| DO THIS |
Using the data below, return word for word every line from the one holding "Convert this chart to seaborn" down to the one holding "87.02, 87.00, 87.10, 87.04, 87.04, 87.07]". Leave pictures out.

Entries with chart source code
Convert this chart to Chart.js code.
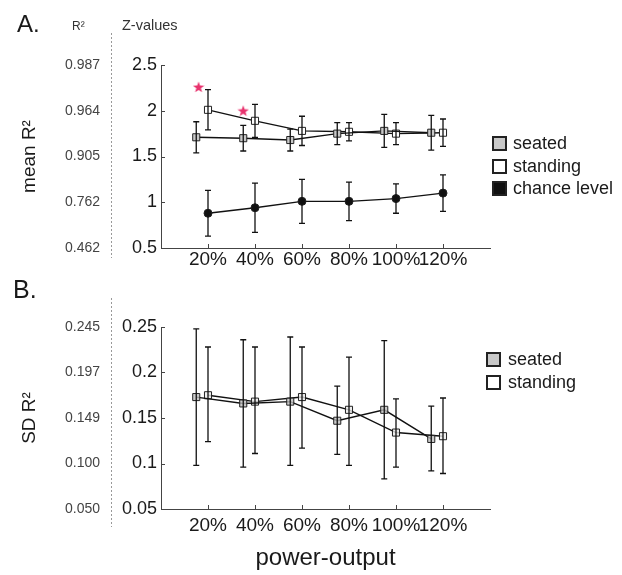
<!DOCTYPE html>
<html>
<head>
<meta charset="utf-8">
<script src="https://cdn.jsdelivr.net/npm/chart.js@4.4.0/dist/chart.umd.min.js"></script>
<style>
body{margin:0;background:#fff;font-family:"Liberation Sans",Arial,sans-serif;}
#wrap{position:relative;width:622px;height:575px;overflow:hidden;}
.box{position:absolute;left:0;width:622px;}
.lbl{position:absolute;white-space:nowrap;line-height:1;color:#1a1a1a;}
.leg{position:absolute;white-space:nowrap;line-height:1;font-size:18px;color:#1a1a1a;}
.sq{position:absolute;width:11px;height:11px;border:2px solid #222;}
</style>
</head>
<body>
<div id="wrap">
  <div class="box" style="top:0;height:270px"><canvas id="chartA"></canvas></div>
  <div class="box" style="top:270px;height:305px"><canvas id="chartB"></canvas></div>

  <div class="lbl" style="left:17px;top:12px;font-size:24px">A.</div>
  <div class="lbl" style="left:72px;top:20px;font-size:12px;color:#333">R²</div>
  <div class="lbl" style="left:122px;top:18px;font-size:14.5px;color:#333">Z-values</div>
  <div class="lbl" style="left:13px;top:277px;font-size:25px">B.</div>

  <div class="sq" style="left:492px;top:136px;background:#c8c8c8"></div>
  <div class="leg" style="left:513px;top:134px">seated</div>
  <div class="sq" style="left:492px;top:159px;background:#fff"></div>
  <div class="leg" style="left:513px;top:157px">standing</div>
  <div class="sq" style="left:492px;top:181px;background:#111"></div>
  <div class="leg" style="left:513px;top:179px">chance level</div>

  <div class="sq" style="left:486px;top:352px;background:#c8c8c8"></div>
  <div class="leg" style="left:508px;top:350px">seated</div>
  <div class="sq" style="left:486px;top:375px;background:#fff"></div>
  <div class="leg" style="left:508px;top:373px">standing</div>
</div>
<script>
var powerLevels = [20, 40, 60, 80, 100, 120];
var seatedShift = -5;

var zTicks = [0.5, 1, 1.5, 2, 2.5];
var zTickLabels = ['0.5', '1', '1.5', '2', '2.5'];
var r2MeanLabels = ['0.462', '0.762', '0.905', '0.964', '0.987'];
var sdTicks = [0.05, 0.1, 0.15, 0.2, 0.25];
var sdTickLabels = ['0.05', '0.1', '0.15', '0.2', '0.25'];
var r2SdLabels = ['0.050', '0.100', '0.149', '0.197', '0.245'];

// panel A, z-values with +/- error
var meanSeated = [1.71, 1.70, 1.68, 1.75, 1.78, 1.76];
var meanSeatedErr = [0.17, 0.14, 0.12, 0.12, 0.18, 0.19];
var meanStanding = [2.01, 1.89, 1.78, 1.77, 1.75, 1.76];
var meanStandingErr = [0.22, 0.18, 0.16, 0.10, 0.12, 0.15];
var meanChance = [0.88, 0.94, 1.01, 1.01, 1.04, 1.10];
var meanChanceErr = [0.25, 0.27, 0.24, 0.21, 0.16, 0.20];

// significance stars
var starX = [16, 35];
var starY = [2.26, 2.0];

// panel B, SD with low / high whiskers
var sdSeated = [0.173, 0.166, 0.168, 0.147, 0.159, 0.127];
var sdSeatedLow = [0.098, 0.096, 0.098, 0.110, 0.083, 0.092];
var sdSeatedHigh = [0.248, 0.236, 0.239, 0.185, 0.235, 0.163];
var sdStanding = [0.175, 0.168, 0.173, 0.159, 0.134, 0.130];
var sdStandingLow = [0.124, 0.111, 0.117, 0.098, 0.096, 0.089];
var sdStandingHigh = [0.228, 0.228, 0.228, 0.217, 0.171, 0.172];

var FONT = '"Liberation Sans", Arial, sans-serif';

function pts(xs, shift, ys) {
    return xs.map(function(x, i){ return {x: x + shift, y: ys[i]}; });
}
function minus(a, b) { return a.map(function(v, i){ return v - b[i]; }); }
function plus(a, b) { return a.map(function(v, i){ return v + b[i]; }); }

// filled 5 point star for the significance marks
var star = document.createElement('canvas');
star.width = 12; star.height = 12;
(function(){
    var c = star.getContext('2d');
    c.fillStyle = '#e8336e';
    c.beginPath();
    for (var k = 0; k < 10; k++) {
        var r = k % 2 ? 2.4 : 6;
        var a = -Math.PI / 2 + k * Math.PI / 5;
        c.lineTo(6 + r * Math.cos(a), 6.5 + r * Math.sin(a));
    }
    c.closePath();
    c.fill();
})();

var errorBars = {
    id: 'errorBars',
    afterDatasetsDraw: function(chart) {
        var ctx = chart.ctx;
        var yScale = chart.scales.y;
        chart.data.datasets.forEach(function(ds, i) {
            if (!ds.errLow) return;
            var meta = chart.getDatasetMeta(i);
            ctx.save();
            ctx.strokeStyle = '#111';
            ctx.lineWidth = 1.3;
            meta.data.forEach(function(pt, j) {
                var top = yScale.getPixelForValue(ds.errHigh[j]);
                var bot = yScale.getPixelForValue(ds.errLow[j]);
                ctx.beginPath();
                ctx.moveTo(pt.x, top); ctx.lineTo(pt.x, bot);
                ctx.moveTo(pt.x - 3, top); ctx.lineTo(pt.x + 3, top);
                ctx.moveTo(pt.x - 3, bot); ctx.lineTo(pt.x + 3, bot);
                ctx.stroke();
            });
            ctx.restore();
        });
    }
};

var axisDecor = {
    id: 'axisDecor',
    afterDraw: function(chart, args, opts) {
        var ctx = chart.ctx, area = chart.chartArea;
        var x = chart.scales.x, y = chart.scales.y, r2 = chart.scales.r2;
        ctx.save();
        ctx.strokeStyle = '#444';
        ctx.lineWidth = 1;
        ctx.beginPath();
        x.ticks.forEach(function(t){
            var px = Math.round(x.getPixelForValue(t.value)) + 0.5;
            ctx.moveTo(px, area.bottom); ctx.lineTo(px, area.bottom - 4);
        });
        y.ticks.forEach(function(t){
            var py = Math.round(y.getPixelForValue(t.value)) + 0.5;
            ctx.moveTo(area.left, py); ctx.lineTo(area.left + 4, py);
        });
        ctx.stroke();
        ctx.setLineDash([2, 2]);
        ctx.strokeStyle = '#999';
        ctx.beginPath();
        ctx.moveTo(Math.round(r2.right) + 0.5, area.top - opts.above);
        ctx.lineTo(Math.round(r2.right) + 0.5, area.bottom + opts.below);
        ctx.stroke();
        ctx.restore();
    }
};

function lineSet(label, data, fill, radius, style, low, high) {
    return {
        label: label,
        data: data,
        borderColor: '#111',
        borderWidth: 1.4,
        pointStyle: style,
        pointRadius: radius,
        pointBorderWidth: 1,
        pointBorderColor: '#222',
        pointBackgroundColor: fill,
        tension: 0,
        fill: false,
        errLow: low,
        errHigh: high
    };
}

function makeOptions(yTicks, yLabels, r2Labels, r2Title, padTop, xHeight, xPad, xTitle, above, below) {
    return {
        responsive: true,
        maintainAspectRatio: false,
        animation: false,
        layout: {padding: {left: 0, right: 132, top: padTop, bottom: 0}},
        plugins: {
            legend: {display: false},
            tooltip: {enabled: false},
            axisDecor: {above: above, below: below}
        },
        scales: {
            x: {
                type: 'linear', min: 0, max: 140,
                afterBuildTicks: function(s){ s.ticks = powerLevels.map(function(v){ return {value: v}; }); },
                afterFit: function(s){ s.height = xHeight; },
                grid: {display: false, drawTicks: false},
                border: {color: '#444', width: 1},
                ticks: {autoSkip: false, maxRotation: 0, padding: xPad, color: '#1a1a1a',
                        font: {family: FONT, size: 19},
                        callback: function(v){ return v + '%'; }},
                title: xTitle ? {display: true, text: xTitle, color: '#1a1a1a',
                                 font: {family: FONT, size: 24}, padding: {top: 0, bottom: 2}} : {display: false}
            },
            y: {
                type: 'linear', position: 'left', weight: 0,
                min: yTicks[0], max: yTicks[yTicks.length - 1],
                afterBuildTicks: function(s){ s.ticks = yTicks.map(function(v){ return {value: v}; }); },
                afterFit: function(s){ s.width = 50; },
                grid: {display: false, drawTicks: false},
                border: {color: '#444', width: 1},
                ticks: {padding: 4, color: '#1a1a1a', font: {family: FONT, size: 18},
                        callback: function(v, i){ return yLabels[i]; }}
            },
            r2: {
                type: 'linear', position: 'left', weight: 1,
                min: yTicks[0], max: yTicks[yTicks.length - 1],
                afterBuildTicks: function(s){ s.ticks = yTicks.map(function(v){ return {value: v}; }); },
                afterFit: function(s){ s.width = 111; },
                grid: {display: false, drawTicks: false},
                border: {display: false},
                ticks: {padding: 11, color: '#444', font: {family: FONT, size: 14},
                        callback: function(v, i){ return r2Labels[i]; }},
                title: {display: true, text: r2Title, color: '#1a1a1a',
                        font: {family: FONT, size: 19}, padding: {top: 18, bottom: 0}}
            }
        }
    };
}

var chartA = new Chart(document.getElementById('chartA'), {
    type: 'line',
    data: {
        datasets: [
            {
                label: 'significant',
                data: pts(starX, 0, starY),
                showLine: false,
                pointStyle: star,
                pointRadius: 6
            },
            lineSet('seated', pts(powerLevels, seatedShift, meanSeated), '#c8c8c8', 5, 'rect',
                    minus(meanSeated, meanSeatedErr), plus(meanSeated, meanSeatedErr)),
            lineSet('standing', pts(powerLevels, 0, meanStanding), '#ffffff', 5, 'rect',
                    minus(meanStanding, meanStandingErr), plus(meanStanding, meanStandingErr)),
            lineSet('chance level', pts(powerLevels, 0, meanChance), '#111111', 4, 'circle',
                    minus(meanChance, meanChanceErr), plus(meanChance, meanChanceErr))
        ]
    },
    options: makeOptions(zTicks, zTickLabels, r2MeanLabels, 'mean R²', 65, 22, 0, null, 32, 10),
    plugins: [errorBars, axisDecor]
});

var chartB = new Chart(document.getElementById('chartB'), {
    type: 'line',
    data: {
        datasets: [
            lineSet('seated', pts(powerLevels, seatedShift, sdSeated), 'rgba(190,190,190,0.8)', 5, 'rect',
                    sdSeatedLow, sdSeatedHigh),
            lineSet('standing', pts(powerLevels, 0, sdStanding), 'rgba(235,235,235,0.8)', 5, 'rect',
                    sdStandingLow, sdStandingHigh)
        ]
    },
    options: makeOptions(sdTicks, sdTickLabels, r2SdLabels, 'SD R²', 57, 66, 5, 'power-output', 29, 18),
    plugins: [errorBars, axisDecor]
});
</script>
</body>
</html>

* * *

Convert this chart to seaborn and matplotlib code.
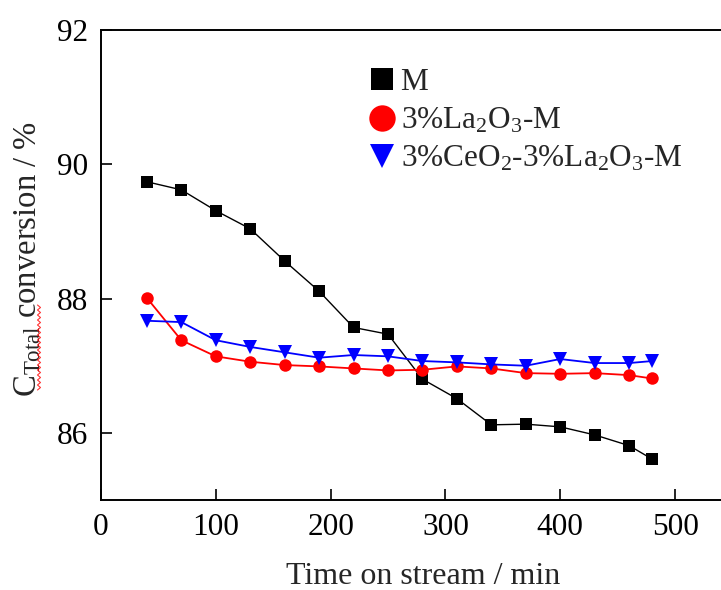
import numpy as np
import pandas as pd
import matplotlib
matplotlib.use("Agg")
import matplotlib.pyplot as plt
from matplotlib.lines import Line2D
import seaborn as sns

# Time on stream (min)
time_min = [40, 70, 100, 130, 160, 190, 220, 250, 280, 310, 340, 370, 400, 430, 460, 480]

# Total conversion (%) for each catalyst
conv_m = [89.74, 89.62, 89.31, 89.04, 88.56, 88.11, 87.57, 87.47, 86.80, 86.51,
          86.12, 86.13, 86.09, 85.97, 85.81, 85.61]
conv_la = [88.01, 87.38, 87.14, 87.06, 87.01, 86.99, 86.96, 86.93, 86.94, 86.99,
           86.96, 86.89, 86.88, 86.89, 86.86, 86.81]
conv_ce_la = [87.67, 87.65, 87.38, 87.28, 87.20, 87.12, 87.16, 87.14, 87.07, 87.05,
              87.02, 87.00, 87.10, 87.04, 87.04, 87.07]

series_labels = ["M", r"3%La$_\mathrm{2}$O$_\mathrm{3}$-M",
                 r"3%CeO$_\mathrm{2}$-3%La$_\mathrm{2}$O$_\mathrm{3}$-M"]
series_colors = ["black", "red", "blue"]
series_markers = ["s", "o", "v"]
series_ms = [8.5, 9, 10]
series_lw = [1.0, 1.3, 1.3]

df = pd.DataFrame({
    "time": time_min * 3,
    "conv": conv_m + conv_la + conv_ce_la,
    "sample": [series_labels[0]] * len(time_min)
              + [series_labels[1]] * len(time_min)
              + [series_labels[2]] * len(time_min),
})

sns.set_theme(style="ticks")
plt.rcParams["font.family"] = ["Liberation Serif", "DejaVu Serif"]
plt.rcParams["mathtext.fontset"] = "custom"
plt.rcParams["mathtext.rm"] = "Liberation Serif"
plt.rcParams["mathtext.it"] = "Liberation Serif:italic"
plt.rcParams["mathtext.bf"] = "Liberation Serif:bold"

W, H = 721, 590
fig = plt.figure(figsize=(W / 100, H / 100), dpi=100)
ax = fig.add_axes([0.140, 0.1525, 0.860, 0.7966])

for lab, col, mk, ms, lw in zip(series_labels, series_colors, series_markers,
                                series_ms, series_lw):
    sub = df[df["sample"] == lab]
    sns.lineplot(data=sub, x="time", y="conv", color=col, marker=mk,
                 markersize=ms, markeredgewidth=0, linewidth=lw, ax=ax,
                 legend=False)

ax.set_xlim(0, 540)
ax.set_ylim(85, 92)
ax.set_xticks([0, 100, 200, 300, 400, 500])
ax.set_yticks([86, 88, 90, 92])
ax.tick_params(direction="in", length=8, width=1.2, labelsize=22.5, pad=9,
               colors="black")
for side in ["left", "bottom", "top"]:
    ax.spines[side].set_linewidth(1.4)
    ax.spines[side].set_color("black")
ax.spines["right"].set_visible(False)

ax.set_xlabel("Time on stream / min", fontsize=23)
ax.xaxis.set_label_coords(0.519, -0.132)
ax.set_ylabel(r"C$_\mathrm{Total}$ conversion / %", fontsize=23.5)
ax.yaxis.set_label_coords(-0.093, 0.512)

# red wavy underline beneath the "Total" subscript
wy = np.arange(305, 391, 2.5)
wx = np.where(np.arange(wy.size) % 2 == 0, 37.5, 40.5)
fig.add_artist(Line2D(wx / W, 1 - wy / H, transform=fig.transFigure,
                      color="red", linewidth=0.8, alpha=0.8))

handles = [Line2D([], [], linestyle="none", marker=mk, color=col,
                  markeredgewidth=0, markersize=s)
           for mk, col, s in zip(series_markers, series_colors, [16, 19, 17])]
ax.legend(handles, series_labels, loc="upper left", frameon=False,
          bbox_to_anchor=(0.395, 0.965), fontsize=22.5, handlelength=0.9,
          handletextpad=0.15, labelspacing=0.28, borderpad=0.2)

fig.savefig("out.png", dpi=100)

| RESULT FOR THIS TASK |
Convert this chart to seaborn and matplotlib code.
import numpy as np
import pandas as pd
import matplotlib
matplotlib.use("Agg")
import matplotlib.pyplot as plt
from matplotlib.lines import Line2D
import seaborn as sns

# Time on stream (min)
time_min = [40, 70, 100, 130, 160, 190, 220, 250, 280, 310, 340, 370, 400, 430, 460, 480]

# Total conversion (%) for each catalyst
conv_m = [89.74, 89.62, 89.31, 89.04, 88.56, 88.11, 87.57, 87.47, 86.80, 86.51,
          86.12, 86.13, 86.09, 85.97, 85.81, 85.61]
conv_la = [88.01, 87.38, 87.14, 87.06, 87.01, 86.99, 86.96, 86.93, 86.94, 86.99,
           86.96, 86.89, 86.88, 86.89, 86.86, 86.81]
conv_ce_la = [87.67, 87.65, 87.38, 87.28, 87.20, 87.12, 87.16, 87.14, 87.07, 87.05,
              87.02, 87.00, 87.10, 87.04, 87.04, 87.07]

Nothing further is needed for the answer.